- _WRITTEN EXERCISE_: Leave out the images and repeat the listing below without a single change.

- _DATASET EXCERPT_:
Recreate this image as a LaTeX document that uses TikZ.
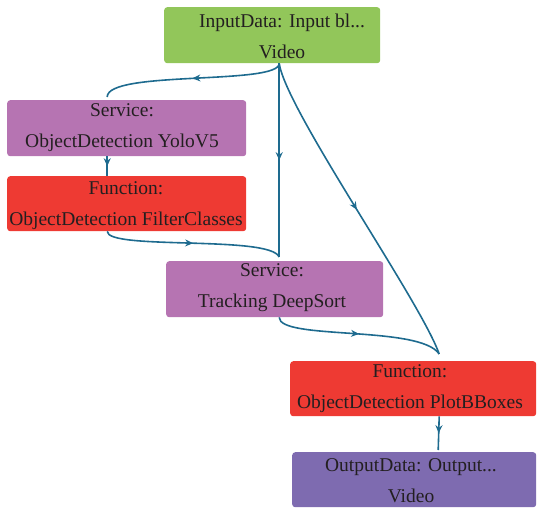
\documentclass[tikz,border=0pt]{standalone}
\usepackage{fontspec}
\setmainfont{Liberation Serif}
\usetikzlibrary{decorations.markings,arrows.meta}
\definecolor{cgreen}{HTML}{92C65A}
\definecolor{cpurple}{HTML}{B674B2}
\definecolor{cred}{HTML}{EE3A33}
\definecolor{cviolet}{HTML}{7E6BB0}
\definecolor{cedge}{HTML}{1E6B8F}
\definecolor{ctext}{HTML}{231F20}
\tikzset{
  box/.style={rounded corners=3pt, inner sep=0pt, anchor=north west},
  lbl/.style={font=\fontsize{19.5}{31}\selectfont, text=ctext, align=center, inner sep=0pt},
  conn/.style={draw=cedge, line width=1.6pt, postaction={decorate},
    decoration={markings, mark=at position 0.5 with {\arrow{Stealth[length=8pt,width=7pt]}}}},
}
\begin{document}
\begin{tikzpicture}[x=1pt,y=-1pt]
\useasboundingbox (0,0) rectangle (537,509);
% boxes
\node[box, fill=cgreen, minimum width=216pt, minimum height=56pt] (in) at (164,7) {};
\node[box, fill=cpurple, minimum width=239pt, minimum height=56pt] (yolo) at (7,100) {};
\node[box, fill=cred, minimum width=239pt, minimum height=55pt] (filt) at (7,176) {};
\node[box, fill=cpurple, minimum width=217pt, minimum height=56pt] (ds) at (166,261) {};
\node[box, fill=cred, minimum width=246pt, minimum height=55pt] (plot) at (290,361) {};
\node[box, fill=cviolet, minimum width=244pt, minimum height=55pt] (out) at (292,452) {};
% labels
\node[lbl] (tin) at (282,36.5) {InputData: Input bl...\\Video};
\node[lbl] (tyolo) at (122,128) {Service:\\ObjectDetection YoloV5};
\node[lbl] (tfilt) at (126,205.5) {Function:\\ObjectDetection FilterClasses};
\node[lbl] (tds) at (272,288) {Service:\\Tracking DeepSort};
\node[lbl] (tplot) at (410,388.5) {Function:\\ObjectDetection PlotBBoxes};
\node[lbl] (tout) at (411,481) {OutputData: Output...\\Video};
% connectors
\draw[conn] ([xshift=7pt]in.south) .. controls +(0,22) and (107,70) .. ([xshift=-19.5pt,yshift=3pt]yolo.north);
\draw[conn] ([xshift=7pt]in.south) -- ([xshift=4.5pt,yshift=4pt]ds.north);
\draw[conn] ([xshift=7pt]in.south) .. controls +(7,47) and (420,300) .. ([xshift=26pt,yshift=7pt]plot.north);
\draw[conn] ([xshift=-19.5pt]yolo.south) -- ([xshift=-19.5pt]filt.north);
\draw[conn] ([xshift=-19.5pt]filt.south) .. controls +(0,19) and (270,235) .. ([xshift=4.5pt,yshift=4pt]ds.north);
\draw[conn] ([xshift=4.5pt]ds.south) .. controls +(0,23) and (420,325) .. ([xshift=26pt,yshift=7pt]plot.north);
\draw[conn] ([xshift=26pt]plot.south) -- ([xshift=24pt,yshift=2pt]out.north);
\end{tikzpicture}
\end{document}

- _TASK OUTPUT_:
Recreate this image as a LaTeX document that uses TikZ.
\documentclass[tikz,border=0pt]{standalone}
\usepackage{fontspec}
\setmainfont{Liberation Serif}
\usetikzlibrary{decorations.markings,arrows.meta}
\definecolor{cgreen}{HTML}{92C65A}
\definecolor{cpurple}{HTML}{B674B2}
\definecolor{cred}{HTML}{EE3A33}
\definecolor{cviolet}{HTML}{7E6BB0}
\definecolor{cedge}{HTML}{1E6B8F}
\definecolor{ctext}{HTML}{231F20}
\tikzset{
  box/.style={rounded corners=3pt, inner sep=0pt, anchor=north west},
  lbl/.style={font=\fontsize{19.5}{31}\selectfont, text=ctext, align=center, inner sep=0pt},
  conn/.style={draw=cedge, line width=1.6pt, postaction={decorate},
    decoration={markings, mark=at position 0.5 with {\arrow{Stealth[length=8pt,width=7pt]}}}},
}
\begin{document}
\begin{tikzpicture}[x=1pt,y=-1pt]
\useasboundingbox (0,0) rectangle (537,509);
% boxes
\node[box, fill=cgreen, minimum width=216pt, minimum height=56pt] (in) at (164,7) {};
\node[box, fill=cpurple, minimum width=239pt, minimum height=56pt] (yolo) at (7,100) {};
\node[box, fill=cred, minimum width=239pt, minimum height=55pt] (filt) at (7,176) {};
\node[box, fill=cpurple, minimum width=217pt, minimum height=56pt] (ds) at (166,261) {};
\node[box, fill=cred, minimum width=246pt, minimum height=55pt] (plot) at (290,361) {};
\node[box, fill=cviolet, minimum width=244pt, minimum height=55pt] (out) at (292,452) {};
% labels
\node[lbl] (tin) at (282,36.5) {InputData: Input bl...\\Video};
\node[lbl] (tyolo) at (122,128) {Service:\\ObjectDetection YoloV5};
\node[lbl] (tfilt) at (126,205.5) {Function:\\ObjectDetection FilterClasses};
\node[lbl] (tds) at (272,288) {Service:\\Tracking DeepSort};
\node[lbl] (tplot) at (410,388.5) {Function:\\ObjectDetection PlotBBoxes};
\node[lbl] (tout) at (411,481) {OutputData: Output...\\Video};
% connectors
\draw[conn] ([xshift=7pt]in.south) .. controls +(0,22) and (107,70) .. ([xshift=-19.5pt,yshift=3pt]yolo.north);
\draw[conn] ([xshift=7pt]in.south) -- ([xshift=4.5pt,yshift=4pt]ds.north);
\draw[conn] ([xshift=7pt]in.south) .. controls +(7,47) and (420,300) .. ([xshift=26pt,yshift=7pt]plot.north);
\draw[conn] ([xshift=-19.5pt]yolo.south) -- ([xshift=-19.5pt]filt.north);
\draw[conn] ([xshift=-19.5pt]filt.south) .. controls +(0,19) and (270,235) .. ([xshift=4.5pt,yshift=4pt]ds.north);
\draw[conn] ([xshift=4.5pt]ds.south) .. controls +(0,23) and (420,325) .. ([xshift=26pt,yshift=7pt]plot.north);
\draw[conn] ([xshift=26pt]plot.south) -- ([xshift=24pt,yshift=2pt]out.north);
\end{tikzpicture}
\end{document}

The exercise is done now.